Dear Abby: Aunt weighs responsibility for her late-in-life nephew
Dear Abby: My sister, “Adele,” chose to adopt a baby boy when she was in her late 50s. She isn’t married. Before the adoption, she asked me if something happened to her, would I take care of the child. I had already raised my children and was going through a divorce, so I said, “No. I’m too old and I want to enjoy my future retirement.” She got mad.
Adele is now approaching 70 with a high-maintenance 12-year-old son she has signed up for every extracurricular activity under the sun. I have seen him twice since the adoption. If and when the question comes up again, how do I handle it?
Aunt in Pennsylvania
Dear Aunt: After you refused her request, your sister probably asked someone else — someone more involved in her and her son’s daily lives — to step in. However, if she didn’t, then in the event of her death or a serious illness that renders her unable to parent her son, you may have to decide what you are prepared to do.
Cross your fingers and hope she remains healthy until her boy reaches adulthood.
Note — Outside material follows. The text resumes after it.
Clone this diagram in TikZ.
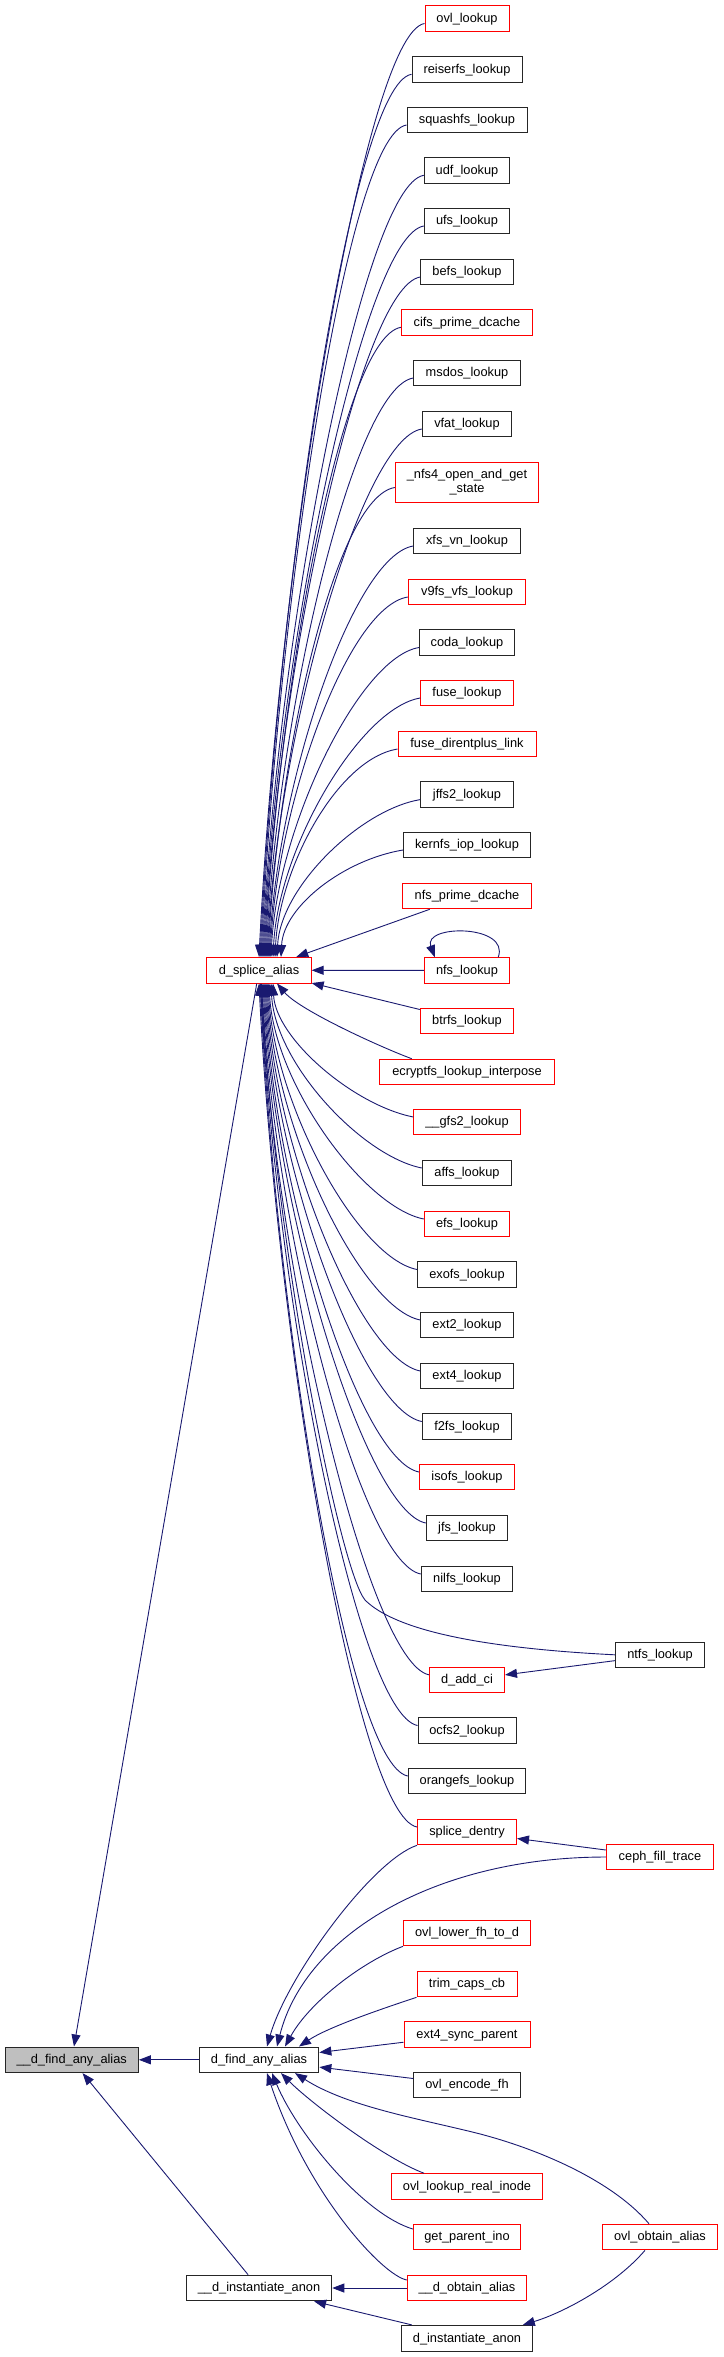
\documentclass[tikz,border=0pt]{standalone}
\usepackage{fontspec}
\newfontfamily\lsf{Liberation Sans}
\usetikzlibrary{arrows.meta,calc}
\definecolor{navy}{HTML}{191970}
\begin{document}
\begin{tikzpicture}[x=1pt,y=-1pt,
  base/.style={draw, line width=1pt, fill=white, font=\lsf\fontsize{12.8pt}{14pt}\selectfont, inner sep=0pt, minimum height=25.6pt},
  bk/.style={base, draw=black!85, text height=9.2pt, text depth=1.6pt},
  rd/.style={base, draw=red, text height=9.2pt, text depth=1.6pt},
  conn/.style={draw=navy, line width=0.9pt, -{Triangle[length=12pt,width=9pt]}}]
\useasboundingbox (0,0) rectangle (723,2357);
% right column
\node[rd, minimum width=84pt]   (ovl)   at (467,18.5)  {ovl\_lookup};
\node[bk, minimum width=110pt]  (reis)  at (467,69.3)  {reiserfs\_lookup};
\node[bk, minimum width=120pt]  (squa)  at (467,120)   {squashfs\_lookup};
\node[bk, minimum width=85.5pt] (udf)   at (467,170.3) {udf\_lookup};
\node[bk, minimum width=85.5pt] (ufs)   at (467,221)   {ufs\_lookup};
\node[bk, minimum width=92.5pt] (befs)  at (467,272)   {befs\_lookup};
\node[rd, minimum width=131pt]  (cifs)  at (467,322.3) {cifs\_prime\_dcache};
\node[bk, minimum width=106.5pt](msdos) at (467,373)   {msdos\_lookup};
\node[bk, minimum width=89.5pt] (vfat)  at (467,424)   {vfat\_lookup};
\node[base, draw=red, minimum width=143.5pt, minimum height=40.4pt, align=center] (nfsf) at (467,482.5) {\_nfs4\_open\_and\_get\\\_state};
\node[bk, minimum width=106.5pt](xfs)   at (467,541)   {xfs\_vn\_lookup};
\node[rd, minimum width=117.5pt](vnfs)  at (467,592)   {v9fs\_vfs\_lookup};
\node[bk, minimum width=95pt]   (coda)  at (467,642.5) {coda\_lookup};
\node[rd, minimum width=92.5pt] (fuse)  at (467,693)   {fuse\_lookup};
\node[rd, minimum width=138pt]  (fdl)   at (467,744)   {fuse\_direntplus\_link};
\node[bk, minimum width=92.5pt] (jffs)  at (467,794.6) {jffs2\_lookup};
\node[bk, minimum width=127pt]  (kern)  at (467,845)   {kernfs\_iop\_lookup};
\node[rd, minimum width=128.5pt](npd)   at (467,896)   {nfs\_prime\_dcache};
\node[rd, minimum width=85.5pt] (nfsl)  at (467,970.5) {nfs\_lookup};
\node[rd, minimum width=93.5pt] (btr)   at (467,1021)  {btrfs\_lookup};
\node[rd, minimum width=175.5pt](ecr)   at (467,1072)  {ecryptfs\_lookup\_interpose};
\node[rd, minimum width=106.5pt](gfs)   at (467,1122)  {\_\_gfs2\_lookup};
\node[bk, minimum width=89.5pt] (affs)  at (467,1173)  {affs\_lookup};
\node[rd, minimum width=85.5pt] (efs)   at (467,1224)  {efs\_lookup};
\node[bk, minimum width=99pt]   (exo)   at (467,1274.5){exofs\_lookup};
\node[bk, minimum width=92.5pt] (ext2)  at (467,1325)  {ext2\_lookup};
\node[bk, minimum width=92.5pt] (ext4)  at (467,1376)  {ext4\_lookup};
\node[bk, minimum width=89.5pt] (f2fs)  at (467,1426.5){f2fs\_lookup};
\node[rd, minimum width=95pt]   (iso)   at (467,1477)  {isofs\_lookup};
\node[bk, minimum width=81.5pt] (jfs)   at (467,1528)  {jfs\_lookup};
\node[bk, minimum width=91.5pt] (nil)   at (467,1579)  {nilfs\_lookup};
\node[rd, minimum width=75pt]   (dac)   at (467,1679.8){d\_add\_ci};
\node[bk, minimum width=98pt]   (ocfs)  at (467,1730.5){ocfs2\_lookup};
\node[bk, minimum width=117.5pt](orng)  at (467,1781)  {orangefs\_lookup};
\node[rd, minimum width=99pt]   (spd)   at (467,1832)  {splice\_dentry};
\node[rd, minimum width=127pt]  (olf)   at (467,1933)  {ovl\_lower\_fh\_to\_d};
\node[rd, minimum width=100pt]  (trim)  at (467,1984)  {trim\_caps\_cb};
\node[rd, minimum width=126pt]  (e4sp)  at (467,2034.5){ext4\_sync\_parent};
\node[bk, minimum width=106.5pt](oef)   at (467,2085)  {ovl\_encode\_fh};
\node[rd, minimum width=151pt]  (olri)  at (467,2186.5){ovl\_lookup\_real\_inode};
\node[rd, minimum width=107.3pt](gpi)   at (467,2237)  {get\_parent\_ino};
\node[rd, minimum width=119.4pt](dob)   at (467,2288)  {\_\_d\_obtain\_alias};
\node[bk, minimum width=130.6pt](dia)   at (467,2338.2){d\_instantiate\_anon};
% far column
\node[bk, minimum width=89.3pt] (ntfs)  at (660,1654.8){ntfs\_lookup};
\node[rd, minimum width=107.5pt](ceph)  at (660,1857)  {ceph\_fill\_trace};
\node[rd, minimum width=115pt]  (ooa)   at (660,2237)  {ovl\_obtain\_alias};
% middle column
\node[rd, minimum width=104.3pt](dsa)   at (259,970.2) {d\_splice\_alias};
\node[bk, minimum width=119.7pt](dfa)   at (259,2059.8){d\_find\_any\_alias};
\node[bk, minimum width=145.5pt](dia2)  at (259,2288)  {\_\_d\_instantiate\_anon};
% left
\node[bk, fill=black!25, minimum width=133.3pt](dfaa) at (71.7,2059.8){\_\_d\_find\_any\_alias};
% edges into d_splice_alias from above
\foreach \n/\dx/\L in {ovl/0/395, reis/1/375, squa/2/350, udf/3/330, ufs/4/310, befs/5/290, cifs/6/265, msdos/7/245, vfat/8/225, nfsf/9/200, xfs/10/175, vnfs/11/155, coda/12/130, fuse/14/110, fdl/16/90, jffs/18/70, kern/22/50}
  \draw[conn] ($(\n.west)+(0,5)$) .. controls +(-60,10) and +(0.05*\L,-\L) .. ($(dsa.north)+(\dx,0)$);
% edges into d_splice_alias from below
\foreach \n/\dx/\L in {gfs/14/55, affs/12/80, efs/10/100, exo/9/120, ext2/8/145, ext4/7/165, f2fs/6/185, iso/5/205, jfs/4/230, nil/3/250, dac/2/290, ocfs/1.5/315, orng/1/335, spd/0/355}
  \draw[conn] ($(\n.west)+(0,-5)$) .. controls +(-60,-12) and +(0.05*\L,\L) .. ($(dsa.south)+(\dx,0)$);
\draw[conn] (npd) -- (dsa);
\draw[conn] (nfsl) -- (dsa);
\draw[conn] (btr) -- (dsa);
\draw[conn] ($(ecr.north west)+(33,0)$) .. controls +(-30,-11) and +(23,27) .. ($(dsa.south)+(18,0)$);
\draw[conn] ($(nfsl.north east)+(-12,0)$) .. controls +(12,-33) and +(-12,-33) .. ($(nfsl.north west)+(11,0)$);
\draw[conn] (ntfs.west) .. controls (480,1648) and (395,1630) .. (365,1600) .. controls (340,1570) and (275,1250) .. ($(dsa.south)+(2.5,0)$);
\draw[conn] (ntfs) -- (dac);
% edges into d_find_any_alias
\draw[conn] (ceph) -- (spd);
\draw[conn] (ceph.west) .. controls +(-170,0) and +(28,-112) .. ($(dfa.north)+(18,0)$);
\draw[conn] (spd.south west) .. controls +(-45,15) and +(20,-70) .. ($(dfa.north)+(8,0)$);
\draw[conn] (olf.south west) .. controls +(-40,15) and +(25,-45) .. ($(dfa.north)+(26,0)$);
\draw[conn] (trim.south west) .. controls +(-30,10) and +(30,-20) .. ($(dfa.north)+(40,0)$);
\draw[conn] (e4sp) -- (dfa);
\draw[conn] (oef) -- (dfa);
\draw[conn] ($(olri.north west)+(33,0)$) .. controls +(-40,-15) and +(30,30) .. ($(dfa.south)+(22,0)$);
\draw[conn] ($(gpi.west)+(0,-8)$) .. controls +(-50,-15) and +(25,60) .. ($(dfa.south)+(13,0)$);
\draw[conn] ($(dob.west)+(0,-8)$) .. controls +(-25,-5) and +(40,120) .. ($(dfa.south)+(8,0)$);
\draw[conn] ($(ooa.north)+(-11,0)$) .. controls (610,2178) and (530,2145) .. (464,2130) .. controls (410,2117) and (345,2105) .. ($(dfa.south)+(36,0)$);
\draw[conn] ($(ooa.south)+(-15,0)$) .. controls +(-30,35) and +(40,-12) .. ($(dia.north east)+(-10,0)$);
% lower left
\draw[conn] (dob) -- (dia2);
\draw[conn] (dia) -- (dia2);
\draw[conn] (dia2) -- (dfaa);
\draw[conn] (dfa) -- (dfaa);
\draw[conn] (dsa) -- (dfaa);
\end{tikzpicture}
\end{document}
Then consider this: Your nephew is no longer a little boy. In six years he will be 18. It’s not as if you would be changing diapers and arranging for day care. It shouldn’t ruin your retirement to take him in if he has no one else. Remember the Golden Rule.
Dear Abby: I bought several designer outfits for my infant niece. My sister was thrilled with the quality and brands until a friend told her that I had purchased them at a consignment shop. The clothes still have the original tags on them and were clearly never worn.
My sister returned the clothes to me and told me that because they were from a consignment shop, she did not want them and they wouldn’t be used. Is something wrong with gifting an item purchased at a consignment shop?
Gift Giving in New York
Dear Gift Giving: Of course not! Your sister was extremely rude to do what she did. And I have to wonder about the “friend” who felt compelled to tell her where the baby gifts had been purchased, in light of the fact that the price tags were still on the garments and they had never been worn.